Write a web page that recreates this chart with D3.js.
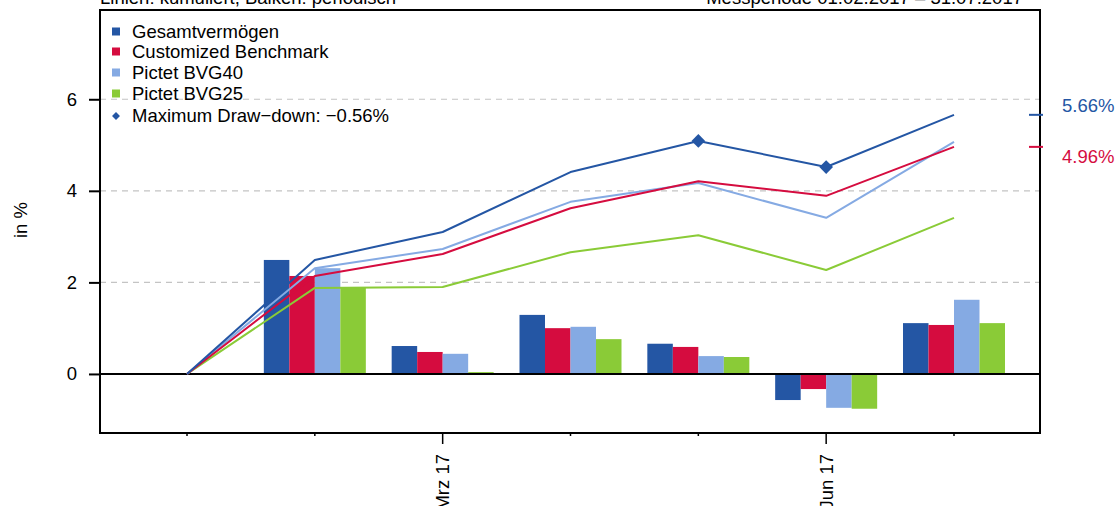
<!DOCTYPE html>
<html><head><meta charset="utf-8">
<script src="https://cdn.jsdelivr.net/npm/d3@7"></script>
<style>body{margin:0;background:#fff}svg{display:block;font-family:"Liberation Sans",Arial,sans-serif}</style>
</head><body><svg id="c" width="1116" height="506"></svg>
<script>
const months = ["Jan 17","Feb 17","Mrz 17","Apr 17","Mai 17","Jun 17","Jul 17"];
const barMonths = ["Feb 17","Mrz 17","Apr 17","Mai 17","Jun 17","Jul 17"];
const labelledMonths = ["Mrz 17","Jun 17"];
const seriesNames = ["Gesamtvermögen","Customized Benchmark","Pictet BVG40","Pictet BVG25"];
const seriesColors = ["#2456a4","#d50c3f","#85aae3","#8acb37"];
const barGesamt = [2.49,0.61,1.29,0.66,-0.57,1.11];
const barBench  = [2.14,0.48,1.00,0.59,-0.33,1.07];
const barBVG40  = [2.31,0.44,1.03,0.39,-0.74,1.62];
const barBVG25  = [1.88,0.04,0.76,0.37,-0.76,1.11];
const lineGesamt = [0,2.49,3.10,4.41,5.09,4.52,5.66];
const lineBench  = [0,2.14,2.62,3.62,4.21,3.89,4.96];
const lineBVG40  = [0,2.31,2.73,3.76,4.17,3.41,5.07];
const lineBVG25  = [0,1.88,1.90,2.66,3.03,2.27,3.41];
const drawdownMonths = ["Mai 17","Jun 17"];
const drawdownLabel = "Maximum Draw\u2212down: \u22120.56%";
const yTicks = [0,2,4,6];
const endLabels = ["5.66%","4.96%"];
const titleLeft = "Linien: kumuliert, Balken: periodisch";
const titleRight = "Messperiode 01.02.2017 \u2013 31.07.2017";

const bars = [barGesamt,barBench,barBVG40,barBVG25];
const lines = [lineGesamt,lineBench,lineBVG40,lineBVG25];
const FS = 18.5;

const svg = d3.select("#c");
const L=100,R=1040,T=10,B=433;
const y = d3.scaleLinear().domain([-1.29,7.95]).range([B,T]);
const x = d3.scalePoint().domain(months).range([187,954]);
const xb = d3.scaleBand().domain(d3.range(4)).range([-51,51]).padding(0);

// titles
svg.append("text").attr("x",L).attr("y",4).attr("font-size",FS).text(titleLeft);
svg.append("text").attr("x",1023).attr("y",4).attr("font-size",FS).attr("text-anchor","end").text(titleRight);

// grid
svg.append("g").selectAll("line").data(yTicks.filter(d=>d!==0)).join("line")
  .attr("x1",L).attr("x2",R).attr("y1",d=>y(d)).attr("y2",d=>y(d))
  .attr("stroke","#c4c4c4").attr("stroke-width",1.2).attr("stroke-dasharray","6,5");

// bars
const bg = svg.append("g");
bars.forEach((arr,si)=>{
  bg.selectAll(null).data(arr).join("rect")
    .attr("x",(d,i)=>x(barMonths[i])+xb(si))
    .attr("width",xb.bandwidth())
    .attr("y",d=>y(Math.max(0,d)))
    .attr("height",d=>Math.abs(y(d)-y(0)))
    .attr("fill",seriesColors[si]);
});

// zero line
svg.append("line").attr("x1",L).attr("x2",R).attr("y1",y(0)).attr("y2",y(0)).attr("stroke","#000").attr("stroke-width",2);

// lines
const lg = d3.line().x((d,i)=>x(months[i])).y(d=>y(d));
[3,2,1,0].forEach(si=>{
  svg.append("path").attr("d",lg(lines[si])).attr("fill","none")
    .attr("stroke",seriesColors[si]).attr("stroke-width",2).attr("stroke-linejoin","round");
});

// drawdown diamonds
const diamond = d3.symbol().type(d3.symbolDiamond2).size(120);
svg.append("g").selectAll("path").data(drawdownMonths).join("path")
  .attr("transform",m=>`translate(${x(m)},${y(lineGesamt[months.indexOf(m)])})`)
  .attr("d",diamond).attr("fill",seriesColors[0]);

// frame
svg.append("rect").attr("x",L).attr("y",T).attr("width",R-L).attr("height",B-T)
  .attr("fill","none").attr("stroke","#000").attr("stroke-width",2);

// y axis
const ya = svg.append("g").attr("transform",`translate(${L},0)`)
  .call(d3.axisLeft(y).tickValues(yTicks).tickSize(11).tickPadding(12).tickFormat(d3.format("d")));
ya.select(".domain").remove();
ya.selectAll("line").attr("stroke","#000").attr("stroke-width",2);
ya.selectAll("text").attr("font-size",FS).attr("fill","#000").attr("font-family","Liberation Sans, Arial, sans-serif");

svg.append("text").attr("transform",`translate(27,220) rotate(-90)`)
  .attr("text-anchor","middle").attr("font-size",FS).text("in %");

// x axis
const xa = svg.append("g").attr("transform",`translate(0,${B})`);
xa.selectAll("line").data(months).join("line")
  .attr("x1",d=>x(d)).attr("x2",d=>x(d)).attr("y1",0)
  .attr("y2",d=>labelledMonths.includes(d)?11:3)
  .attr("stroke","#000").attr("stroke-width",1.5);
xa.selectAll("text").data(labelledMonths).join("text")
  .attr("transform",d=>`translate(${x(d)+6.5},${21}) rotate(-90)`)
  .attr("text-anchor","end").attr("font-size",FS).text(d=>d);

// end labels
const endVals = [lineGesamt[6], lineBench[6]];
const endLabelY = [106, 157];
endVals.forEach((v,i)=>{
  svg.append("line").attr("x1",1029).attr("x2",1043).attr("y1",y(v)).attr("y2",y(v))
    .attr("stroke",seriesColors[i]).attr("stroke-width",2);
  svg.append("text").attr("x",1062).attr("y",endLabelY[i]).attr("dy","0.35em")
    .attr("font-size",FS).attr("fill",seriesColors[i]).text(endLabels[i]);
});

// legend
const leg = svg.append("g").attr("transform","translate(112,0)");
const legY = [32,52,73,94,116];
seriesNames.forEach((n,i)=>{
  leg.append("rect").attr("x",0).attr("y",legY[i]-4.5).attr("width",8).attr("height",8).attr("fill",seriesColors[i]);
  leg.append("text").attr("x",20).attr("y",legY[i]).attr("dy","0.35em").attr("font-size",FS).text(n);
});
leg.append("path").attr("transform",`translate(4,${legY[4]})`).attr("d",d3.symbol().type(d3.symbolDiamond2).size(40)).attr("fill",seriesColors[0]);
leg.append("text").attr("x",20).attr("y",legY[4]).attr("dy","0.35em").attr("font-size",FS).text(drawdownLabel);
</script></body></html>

● ● ● ● ●

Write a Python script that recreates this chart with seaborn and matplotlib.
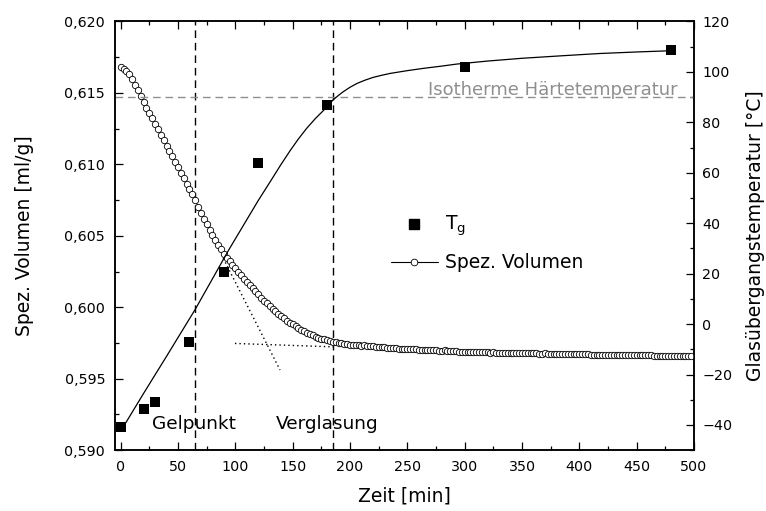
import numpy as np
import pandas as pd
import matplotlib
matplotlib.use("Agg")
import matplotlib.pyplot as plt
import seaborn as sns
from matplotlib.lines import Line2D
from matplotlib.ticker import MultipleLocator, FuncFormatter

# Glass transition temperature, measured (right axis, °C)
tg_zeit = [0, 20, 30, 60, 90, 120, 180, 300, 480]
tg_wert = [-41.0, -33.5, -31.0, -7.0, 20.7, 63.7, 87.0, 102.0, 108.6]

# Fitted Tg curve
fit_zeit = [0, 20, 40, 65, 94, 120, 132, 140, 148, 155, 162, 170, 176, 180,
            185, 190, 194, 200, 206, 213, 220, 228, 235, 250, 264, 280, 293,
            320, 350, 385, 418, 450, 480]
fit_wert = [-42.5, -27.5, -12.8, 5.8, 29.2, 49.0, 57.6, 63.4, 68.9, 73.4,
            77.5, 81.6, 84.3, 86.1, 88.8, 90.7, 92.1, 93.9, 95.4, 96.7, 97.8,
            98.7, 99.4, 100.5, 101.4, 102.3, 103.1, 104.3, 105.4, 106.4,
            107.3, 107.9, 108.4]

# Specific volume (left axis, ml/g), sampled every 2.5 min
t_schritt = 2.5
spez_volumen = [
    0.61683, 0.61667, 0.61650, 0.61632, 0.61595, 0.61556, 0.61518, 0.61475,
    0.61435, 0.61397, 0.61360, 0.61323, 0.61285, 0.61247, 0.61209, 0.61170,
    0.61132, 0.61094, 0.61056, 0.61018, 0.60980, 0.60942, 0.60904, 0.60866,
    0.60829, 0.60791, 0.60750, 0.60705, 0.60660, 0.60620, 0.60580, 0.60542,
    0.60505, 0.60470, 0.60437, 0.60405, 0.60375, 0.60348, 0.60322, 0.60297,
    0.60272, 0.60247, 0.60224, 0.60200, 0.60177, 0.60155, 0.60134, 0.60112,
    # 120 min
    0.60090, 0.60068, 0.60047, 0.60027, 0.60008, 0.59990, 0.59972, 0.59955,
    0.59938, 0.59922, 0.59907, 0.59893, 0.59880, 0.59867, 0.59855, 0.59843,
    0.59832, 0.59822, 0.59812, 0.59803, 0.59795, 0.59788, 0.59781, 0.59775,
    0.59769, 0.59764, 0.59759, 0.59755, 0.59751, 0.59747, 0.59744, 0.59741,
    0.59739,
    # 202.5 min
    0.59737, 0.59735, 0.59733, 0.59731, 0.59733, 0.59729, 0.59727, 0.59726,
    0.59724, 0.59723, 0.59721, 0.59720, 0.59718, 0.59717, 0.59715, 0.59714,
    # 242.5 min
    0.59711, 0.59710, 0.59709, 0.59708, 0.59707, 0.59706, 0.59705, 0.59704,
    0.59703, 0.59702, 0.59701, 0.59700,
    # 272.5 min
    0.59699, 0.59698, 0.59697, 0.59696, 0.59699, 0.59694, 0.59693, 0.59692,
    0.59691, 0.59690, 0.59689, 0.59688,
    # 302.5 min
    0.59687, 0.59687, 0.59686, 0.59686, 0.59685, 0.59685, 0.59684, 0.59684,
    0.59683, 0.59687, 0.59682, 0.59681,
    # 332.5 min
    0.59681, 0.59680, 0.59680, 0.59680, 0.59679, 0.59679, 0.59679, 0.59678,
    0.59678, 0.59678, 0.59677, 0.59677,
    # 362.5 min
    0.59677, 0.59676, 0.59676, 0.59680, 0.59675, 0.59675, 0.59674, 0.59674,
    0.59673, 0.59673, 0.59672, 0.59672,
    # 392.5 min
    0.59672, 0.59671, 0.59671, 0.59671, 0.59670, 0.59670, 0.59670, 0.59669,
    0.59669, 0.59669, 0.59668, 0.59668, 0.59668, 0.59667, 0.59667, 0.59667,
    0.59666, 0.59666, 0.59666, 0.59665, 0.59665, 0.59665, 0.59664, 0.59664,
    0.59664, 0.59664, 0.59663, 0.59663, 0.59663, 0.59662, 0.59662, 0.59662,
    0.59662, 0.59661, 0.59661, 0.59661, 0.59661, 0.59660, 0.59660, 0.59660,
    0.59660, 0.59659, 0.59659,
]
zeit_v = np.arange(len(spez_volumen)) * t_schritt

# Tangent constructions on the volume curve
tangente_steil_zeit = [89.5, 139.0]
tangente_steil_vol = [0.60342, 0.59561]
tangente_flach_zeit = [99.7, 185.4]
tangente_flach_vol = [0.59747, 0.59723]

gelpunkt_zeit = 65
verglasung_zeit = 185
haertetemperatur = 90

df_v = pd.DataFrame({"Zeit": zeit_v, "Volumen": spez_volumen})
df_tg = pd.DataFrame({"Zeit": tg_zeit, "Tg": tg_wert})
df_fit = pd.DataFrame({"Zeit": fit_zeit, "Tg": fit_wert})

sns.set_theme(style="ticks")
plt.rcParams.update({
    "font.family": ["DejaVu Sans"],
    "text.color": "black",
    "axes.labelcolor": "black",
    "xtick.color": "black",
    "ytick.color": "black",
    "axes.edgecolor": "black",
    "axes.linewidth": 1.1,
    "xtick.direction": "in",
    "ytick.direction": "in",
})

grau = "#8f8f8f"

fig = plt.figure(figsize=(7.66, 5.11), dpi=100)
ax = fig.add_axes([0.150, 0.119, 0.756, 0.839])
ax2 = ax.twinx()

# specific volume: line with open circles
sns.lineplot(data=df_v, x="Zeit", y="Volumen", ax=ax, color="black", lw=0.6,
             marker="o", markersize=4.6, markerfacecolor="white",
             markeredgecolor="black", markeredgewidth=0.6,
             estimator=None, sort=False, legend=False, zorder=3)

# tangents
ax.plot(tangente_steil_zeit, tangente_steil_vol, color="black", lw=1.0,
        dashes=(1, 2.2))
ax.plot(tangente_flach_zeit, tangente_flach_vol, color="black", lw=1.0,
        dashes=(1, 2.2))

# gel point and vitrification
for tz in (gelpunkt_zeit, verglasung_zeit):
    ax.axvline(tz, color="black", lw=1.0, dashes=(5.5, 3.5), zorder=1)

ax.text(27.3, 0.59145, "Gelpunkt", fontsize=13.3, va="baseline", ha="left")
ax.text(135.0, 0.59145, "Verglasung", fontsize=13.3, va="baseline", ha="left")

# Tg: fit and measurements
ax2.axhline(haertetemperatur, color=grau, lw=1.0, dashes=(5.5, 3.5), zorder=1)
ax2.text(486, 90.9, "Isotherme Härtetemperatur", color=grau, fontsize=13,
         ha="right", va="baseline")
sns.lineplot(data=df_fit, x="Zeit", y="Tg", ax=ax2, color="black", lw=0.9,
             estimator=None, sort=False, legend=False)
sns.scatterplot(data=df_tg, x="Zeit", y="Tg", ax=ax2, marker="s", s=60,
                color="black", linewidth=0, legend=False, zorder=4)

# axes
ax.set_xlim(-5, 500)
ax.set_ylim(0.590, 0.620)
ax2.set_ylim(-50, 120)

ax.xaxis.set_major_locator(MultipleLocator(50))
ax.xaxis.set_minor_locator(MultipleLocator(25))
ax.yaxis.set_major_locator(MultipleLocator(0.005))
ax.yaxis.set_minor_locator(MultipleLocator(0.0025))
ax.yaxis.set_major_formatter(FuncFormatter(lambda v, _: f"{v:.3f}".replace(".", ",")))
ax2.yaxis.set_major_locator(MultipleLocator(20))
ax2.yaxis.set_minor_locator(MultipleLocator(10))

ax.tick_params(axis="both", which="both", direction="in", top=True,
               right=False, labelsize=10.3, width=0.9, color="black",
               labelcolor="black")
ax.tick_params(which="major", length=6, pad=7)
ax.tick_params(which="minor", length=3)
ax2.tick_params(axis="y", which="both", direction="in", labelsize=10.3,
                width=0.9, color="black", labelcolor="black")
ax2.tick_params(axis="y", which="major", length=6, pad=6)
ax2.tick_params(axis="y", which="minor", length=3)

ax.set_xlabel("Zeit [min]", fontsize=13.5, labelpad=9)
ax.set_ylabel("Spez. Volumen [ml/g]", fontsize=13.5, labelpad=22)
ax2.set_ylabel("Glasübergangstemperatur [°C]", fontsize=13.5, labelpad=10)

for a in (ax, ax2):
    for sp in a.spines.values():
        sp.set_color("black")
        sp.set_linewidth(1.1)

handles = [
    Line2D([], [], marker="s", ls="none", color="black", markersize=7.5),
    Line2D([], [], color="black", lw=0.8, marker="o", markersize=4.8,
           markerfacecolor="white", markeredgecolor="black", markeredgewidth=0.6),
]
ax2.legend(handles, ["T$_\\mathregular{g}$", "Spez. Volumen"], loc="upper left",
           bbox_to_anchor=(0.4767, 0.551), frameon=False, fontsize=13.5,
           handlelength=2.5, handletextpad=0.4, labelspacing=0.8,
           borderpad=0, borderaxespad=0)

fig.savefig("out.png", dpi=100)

● ● ● ● ●

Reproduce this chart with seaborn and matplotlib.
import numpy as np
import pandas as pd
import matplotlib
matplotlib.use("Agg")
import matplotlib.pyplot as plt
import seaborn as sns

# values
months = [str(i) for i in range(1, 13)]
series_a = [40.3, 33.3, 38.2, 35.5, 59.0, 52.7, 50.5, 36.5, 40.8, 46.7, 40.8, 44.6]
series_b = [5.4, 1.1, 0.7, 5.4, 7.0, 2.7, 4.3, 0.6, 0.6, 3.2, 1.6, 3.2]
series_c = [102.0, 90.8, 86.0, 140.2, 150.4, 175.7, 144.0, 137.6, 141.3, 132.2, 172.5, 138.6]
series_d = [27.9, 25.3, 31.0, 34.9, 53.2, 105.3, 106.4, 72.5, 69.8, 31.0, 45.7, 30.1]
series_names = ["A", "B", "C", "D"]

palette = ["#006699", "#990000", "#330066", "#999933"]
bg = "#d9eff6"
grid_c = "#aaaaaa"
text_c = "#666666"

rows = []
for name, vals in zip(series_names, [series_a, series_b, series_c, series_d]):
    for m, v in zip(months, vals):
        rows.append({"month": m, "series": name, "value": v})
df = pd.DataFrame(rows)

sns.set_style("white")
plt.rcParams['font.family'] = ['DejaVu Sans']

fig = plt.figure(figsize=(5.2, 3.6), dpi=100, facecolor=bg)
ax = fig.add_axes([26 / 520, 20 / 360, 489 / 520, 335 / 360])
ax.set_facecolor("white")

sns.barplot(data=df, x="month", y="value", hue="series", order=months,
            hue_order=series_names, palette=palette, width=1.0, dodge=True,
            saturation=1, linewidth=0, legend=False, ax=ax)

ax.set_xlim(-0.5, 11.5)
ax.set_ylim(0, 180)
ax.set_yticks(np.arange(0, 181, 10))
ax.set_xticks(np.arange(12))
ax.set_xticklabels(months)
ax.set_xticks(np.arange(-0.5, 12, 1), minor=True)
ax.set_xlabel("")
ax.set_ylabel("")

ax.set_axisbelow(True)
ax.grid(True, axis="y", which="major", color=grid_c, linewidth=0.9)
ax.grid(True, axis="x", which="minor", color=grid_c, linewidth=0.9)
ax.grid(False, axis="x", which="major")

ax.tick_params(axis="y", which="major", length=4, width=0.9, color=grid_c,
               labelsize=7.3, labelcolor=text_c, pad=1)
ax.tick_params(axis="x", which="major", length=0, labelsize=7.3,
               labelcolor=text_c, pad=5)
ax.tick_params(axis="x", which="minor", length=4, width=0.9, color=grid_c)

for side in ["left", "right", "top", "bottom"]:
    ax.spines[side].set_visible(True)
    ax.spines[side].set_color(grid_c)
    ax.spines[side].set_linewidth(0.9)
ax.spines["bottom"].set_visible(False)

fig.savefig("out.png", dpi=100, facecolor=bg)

● ● ● ● ●

Task to complete
Exact duplication is required for the lines above, from the line that contains "Reproduce this chart" to the line that contains "length=4, width=0.9, color=grid_c)", inclusive; omit all others.

Worked solution
Reproduce this chart with seaborn and matplotlib.
import numpy as np
import pandas as pd
import matplotlib
matplotlib.use("Agg")
import matplotlib.pyplot as plt
import seaborn as sns

# values
months = [str(i) for i in range(1, 13)]
series_a = [40.3, 33.3, 38.2, 35.5, 59.0, 52.7, 50.5, 36.5, 40.8, 46.7, 40.8, 44.6]
series_b = [5.4, 1.1, 0.7, 5.4, 7.0, 2.7, 4.3, 0.6, 0.6, 3.2, 1.6, 3.2]
series_c = [102.0, 90.8, 86.0, 140.2, 150.4, 175.7, 144.0, 137.6, 141.3, 132.2, 172.5, 138.6]
series_d = [27.9, 25.3, 31.0, 34.9, 53.2, 105.3, 106.4, 72.5, 69.8, 31.0, 45.7, 30.1]
series_names = ["A", "B", "C", "D"]

palette = ["#006699", "#990000", "#330066", "#999933"]
bg = "#d9eff6"
grid_c = "#aaaaaa"
text_c = "#666666"

rows = []
for name, vals in zip(series_names, [series_a, series_b, series_c, series_d]):
    for m, v in zip(months, vals):
        rows.append({"month": m, "series": name, "value": v})
df = pd.DataFrame(rows)

sns.set_style("white")
plt.rcParams['font.family'] = ['DejaVu Sans']

fig = plt.figure(figsize=(5.2, 3.6), dpi=100, facecolor=bg)
ax = fig.add_axes([26 / 520, 20 / 360, 489 / 520, 335 / 360])
ax.set_facecolor("white")

sns.barplot(data=df, x="month", y="value", hue="series", order=months,
            hue_order=series_names, palette=palette, width=1.0, dodge=True,
            saturation=1, linewidth=0, legend=False, ax=ax)

ax.set_xlim(-0.5, 11.5)
ax.set_ylim(0, 180)
ax.set_yticks(np.arange(0, 181, 10))
ax.set_xticks(np.arange(12))
ax.set_xticklabels(months)
ax.set_xticks(np.arange(-0.5, 12, 1), minor=True)
ax.set_xlabel("")
ax.set_ylabel("")

ax.set_axisbelow(True)
ax.grid(True, axis="y", which="major", color=grid_c, linewidth=0.9)
ax.grid(True, axis="x", which="minor", color=grid_c, linewidth=0.9)
ax.grid(False, axis="x", which="major")

ax.tick_params(axis="y", which="major", length=4, width=0.9, color=grid_c,
               labelsize=7.3, labelcolor=text_c, pad=1)
ax.tick_params(axis="x", which="major", length=0, labelsize=7.3,
               labelcolor=text_c, pad=5)
ax.tick_params(axis="x", which="minor", length=4, width=0.9, color=grid_c)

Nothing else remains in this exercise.